Kia maharatia te Rōpū Rua Tekau mā Waru / Remembering the 28th Māori Battalion
The Māori Battalion volunteered two days after the Second World War began and remained voluntary throughout. This was an unusual achievement. More than 7,000 Māori soldiers fought with distinction overseas but suffered a terrible casualty rate of five in seven. To honour their service, this week we are screening these two films along with Beyond the Battalion (2017). On 23 January we will also be launching an online exhibition – look for it on the Home Page of our website.

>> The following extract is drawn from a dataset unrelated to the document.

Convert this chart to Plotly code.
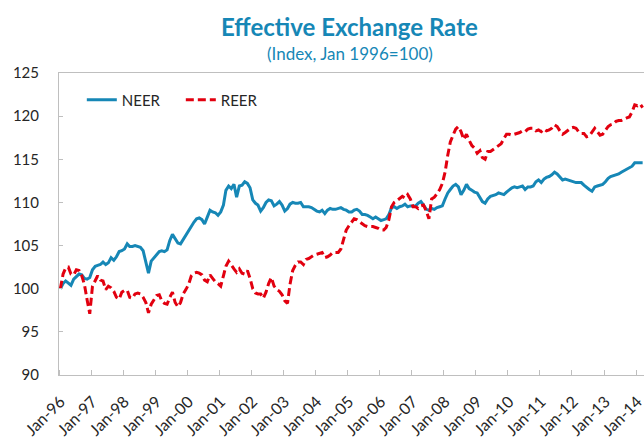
import pandas as pd
import plotly.graph_objects as go

# monthly index, Jan 1996 = 100
months = pd.date_range("1996-01-01", "2014-03-01", freq="MS")

neer = [
    # 1996
    100.0, 100.6, 100.9, 100.6, 100.4, 101.1, 101.4, 101.7, 101.6, 101.2, 101.1, 101.3,
    # 1997
    102.2, 102.6, 102.7, 102.8, 103.1, 102.8, 103.0, 103.6, 103.3, 103.7, 104.3, 104.4,
    # 1998
    104.6, 105.2, 104.9, 104.9, 105.0, 104.9, 104.8, 104.4, 103.2, 101.8, 103.2, 103.6,
    # 1999
    104.0, 104.3, 104.4, 104.3, 104.5, 105.6, 106.3, 105.8, 105.3, 105.2, 105.7, 106.2,
    # 2000
    106.8, 107.2, 107.7, 108.1, 108.2, 108.0, 107.5, 108.3, 109.1, 108.9, 108.8, 108.5,
    # 2001
    108.9, 109.7, 111.4, 111.9, 111.6, 112.1, 110.6, 111.9, 112.0, 112.4, 112.2, 111.7,
    # 2002
    110.3, 109.9, 109.7, 109.0, 109.4, 110.0, 110.3, 110.2, 109.6, 109.8, 110.1, 109.7,
    # 2003
    109.0, 109.3, 109.8, 110.0, 109.9, 109.9, 110.0, 109.5, 109.5, 109.5, 109.4, 109.2,
    # 2004
    109.0, 108.9, 109.1, 108.7, 109.1, 109.3, 109.2, 109.2, 109.3, 109.4, 109.2, 109.1,
    # 2005
    108.9, 108.9, 109.1, 109.2, 109.0, 108.6, 108.6, 108.5, 108.3, 108.1, 108.3, 108.1,
    # 2006
    107.9, 108.0, 108.1, 108.6, 109.4, 109.5, 109.3, 109.5, 109.6, 109.8, 109.5, 109.6,
    # 2007
    109.6, 109.6, 109.9, 110.1, 109.7, 109.2, 109.1, 109.3, 109.2, 109.4, 109.5, 109.6,
    # 2008
    110.4, 111.1, 111.5, 111.9, 112.1, 111.8, 110.9, 111.4, 112.1, 111.6, 111.4, 111.2,
    # 2009
    111.1, 110.6, 110.1, 109.9, 110.4, 110.7, 110.8, 110.9, 111.1, 111.0, 110.9, 111.2,
    # 2010
    111.5, 111.7, 111.8, 111.7, 111.8, 111.9, 111.5, 111.8, 111.8, 111.9, 112.4, 112.6,
    # 2011
    112.3, 112.7, 112.9, 113.0, 113.2, 113.5, 113.3, 112.9, 112.6, 112.7, 112.6, 112.5,
    # 2012
    112.4, 112.3, 112.3, 112.3, 112.0, 111.7, 111.5, 111.3, 111.8, 111.9, 112.0, 112.1,
    # 2013
    112.4, 112.8, 113.0, 113.1, 113.2, 113.3, 113.5, 113.7, 113.9, 114.0, 114.2, 114.6,
    # 2014
    114.6, 114.6, 114.6,
]

reer = [
    # 1996
    100.0, 101.7, 102.4, 102.5, 101.7, 101.6, 102.2, 102.1, 101.5, 100.5, 98.7, 97.1,
    # 1997
    100.3, 100.9, 101.5, 101.0, 100.9, 99.9, 100.3, 100.1, 99.7, 99.0, 98.8, 99.6,
    # 1998
    99.8, 99.8, 99.0, 98.9, 99.4, 99.5, 99.4, 99.0, 98.4, 97.2, 98.2, 98.7,
    # 1999
    99.2, 99.3, 98.6, 98.3, 98.2, 99.0, 99.6, 98.4, 97.9, 98.4, 99.4, 99.9,
    # 2000
    100.5, 101.5, 101.8, 101.9, 101.8, 101.6, 101.0, 100.8, 101.6, 101.2, 100.8, 100.6,
    # 2001
    100.3, 101.5, 102.6, 103.2, 102.7, 102.3, 101.9, 102.3, 101.8, 101.7, 102.1, 101.2,
    # 2002
    100.0, 99.5, 99.4, 99.4, 98.9, 99.6, 100.6, 101.3, 100.3, 99.9, 99.7, 99.3,
    # 2003
    98.6, 98.3, 100.5, 102.1, 102.7, 103.1, 103.1, 102.8, 103.4, 103.5, 103.7, 103.9,
    # 2004
    104.0, 104.1, 104.2, 103.6, 103.7, 103.9, 104.2, 104.2, 104.2, 104.6, 105.7, 106.8,
    # 2005
    107.3, 107.8, 108.1, 108.0, 107.8, 107.5, 107.3, 107.2, 107.2, 107.2, 107.1, 107.0,
    # 2006
    106.8, 106.8, 107.1, 108.0, 109.5, 110.0, 110.2, 110.4, 110.7, 110.5, 110.9, 110.4,
    # 2007
    109.5, 109.5, 109.3, 109.6, 109.7, 109.0, 108.1, 110.4, 110.6, 111.0, 111.5, 112.2,
    # 2008
    113.5, 115.5, 117.0, 117.8, 118.5, 118.8, 118.2, 117.3, 117.9, 117.2, 116.6, 116.3,
    # 2009
    115.7, 116.0, 115.2, 115.0, 115.9, 115.9, 116.1, 116.4, 116.6, 116.8, 117.4, 117.9,
    # 2010
    117.9, 117.8, 117.9, 118.0, 118.1, 118.3, 118.2, 118.5, 118.6, 118.6, 118.3, 118.4,
    # 2011
    118.2, 118.5, 118.3, 118.4, 118.6, 119.0, 118.8, 118.3, 117.9, 118.1, 118.4, 118.6,
    # 2012
    118.7, 118.6, 118.2, 118.0, 118.0, 117.6, 117.7, 118.2, 118.6, 118.2, 117.8, 117.9,
    # 2013
    118.4, 118.8, 119.0, 119.1, 119.4, 119.5, 119.5, 119.7, 119.8, 119.9, 120.5, 121.3,
    # 2014
    121.2, 121.4, 121.0,
]

tick_years = list(range(1996, 2015))
tick_text = ["Jan-%02d" % (y % 100) for y in tick_years]
tick_vals = [pd.Timestamp(year=y, month=1, day=1) for y in tick_years]
# Excel-style category boundaries: tick marks sit half a month before each January
boundary_vals = [t - pd.Timedelta(days=15.5) for t in tick_vals]

BLUE = "#1687b6"
RED = "#e2000f"
FONT = "Lato"
AXIS = "#bfbfbf"

fig = go.Figure()
fig.add_trace(go.Scatter(x=months, y=neer, name="NEER", mode="lines",
                         line=dict(color=BLUE, width=3)))
fig.add_trace(go.Scatter(x=months, y=reer, name="REER", mode="lines",
                         line=dict(color=RED, width=3, dash="8px,4px")))

fig.update_layout(
    width=644, height=439,
    margin=dict(l=59, r=0, t=73, b=64, autoexpand=False),
    paper_bgcolor="white", plot_bgcolor="white",
    font=dict(family=FONT, size=15, color="#262626"),
    showlegend=True,
    legend=dict(orientation="h", x=0.039, y=0.965, xanchor="left", yanchor="top",
                bgcolor="rgba(0,0,0,0)", font=dict(size=15, color="#262626"),
                itemwidth=30, entrywidth=54),
)
fig.add_annotation(text="<b>Effective Exchange Rate</b>", xref="paper", yref="paper",
                   x=0.497, y=1.155, xanchor="center", yanchor="middle",
                   showarrow=False, font=dict(size=24, color=BLUE, family=FONT))
fig.add_annotation(text="(Index, Jan 1996=100)", xref="paper", yref="paper",
                   x=0.497, y=1.066, xanchor="center", yanchor="middle",
                   showarrow=False, font=dict(size=17, color=BLUE, family=FONT))

fig.update_xaxes(
    range=["1995-12-16 12:00", "2014-03-16 12:00"],
    tickmode="array", tickvals=tick_vals, ticktext=tick_text, tickangle=-45,
    ticks="", ticklabelstandoff=10, ticklabeloverflow="allow",
    minor=dict(tickmode="array", tickvals=boundary_vals, ticks="inside",
               ticklen=5, tickcolor=AXIS, showgrid=False),
    showline=True, linecolor=AXIS, linewidth=1, mirror=True,
    showgrid=False, zeroline=False, automargin=False,
    tickfont=dict(size=16, color="#262626"),
)
fig.update_yaxes(
    range=[90, 125], dtick=5, tick0=90,
    ticks="inside", ticklen=4, tickcolor=AXIS,
    showline=True, linecolor=AXIS, linewidth=1,
    showgrid=False, zeroline=False, ticklabelstandoff=16, automargin=False,
    tickfont=dict(size=15, color="#262626"),
)

# drop the browser's default 8px body margin so the 644x439 figure fills the window
fig.write_html("out.html", config={"displayModeBar": False},
               post_script="document.body.style.margin='0';document.body.style.overflow='hidden';")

Weekly Review 232: Māori Battalion Returns, 1946 (11 mins)
Producer: Stanhope Andrews
Camera: Stan Wemyss, Roger Mirams, John Mallitte
Commentary: Russell Reid, Rex Walden
He rekoata mō te hokinga mai o te Rōpū Rua Tekau mā Waru mai i ngā papa pakanga i te rā rua tekau mā toru o Kohitātea, te tau 1946 ki te wāpu o Aotea kei Pōneke. I muri ake o te haka pōwhiri ka haere rātou ki te hākari. Kātahi ka hokia rātou ki ōu rātou kāinga huri noa i te motu.
On 23 January 1946, the 28th Māori Battalion returned to New Zealand on board the Dominion Monarch. A pōwhiri for the men is held on Aotea Quay, a marae for the occasion. Acting Prime Minister, Mr Walter Nash, Members of Parliament, and former commanders of the Battalion were present. Ngāti Pōneke performed, haka, the poi and action songs during the happy occasion. One of the soldiers who did not return was Gunner Jack Seymour. His memorial stone was unveiled at Kūkū Ōhau, between Ōtaki and Levin. At Tūrangawaewae marae a pōwhiri for soldiers returning home to Tainui was held.
Sons of Tu-Mata-Uenga, 1979 (48 mins)
Director: Michael Havas
Producer: Peter-Christian Fueter
With: Padre Wi Te Tau Huata (Ngāti Kahungunu, Rongomaiwahine), Hūhana “Bubbles” Mihinui nee Sewell (Tūhourangi, Te Arawa), Major Ben Porter (Ngāpuhi, Te Rarawa), Sgt Bully Jackson (Ngāti Porou), Father Hēnare Tate (Te Rarawa, Ngāpuhi), Les Sciascia (Ngāti Kahungunu, Italian), Muru Walters (Te Rarawa)
More than 30 years after their return home Veterans of the 28th Māori Battalion undertake a pilgrimage to the battlefields of WWII visiting Greece, Crete, Egypt, Israel, Turkey, Tunis, Italy and England. The documentary follows their journey as the veterans recall their feelings and experiences.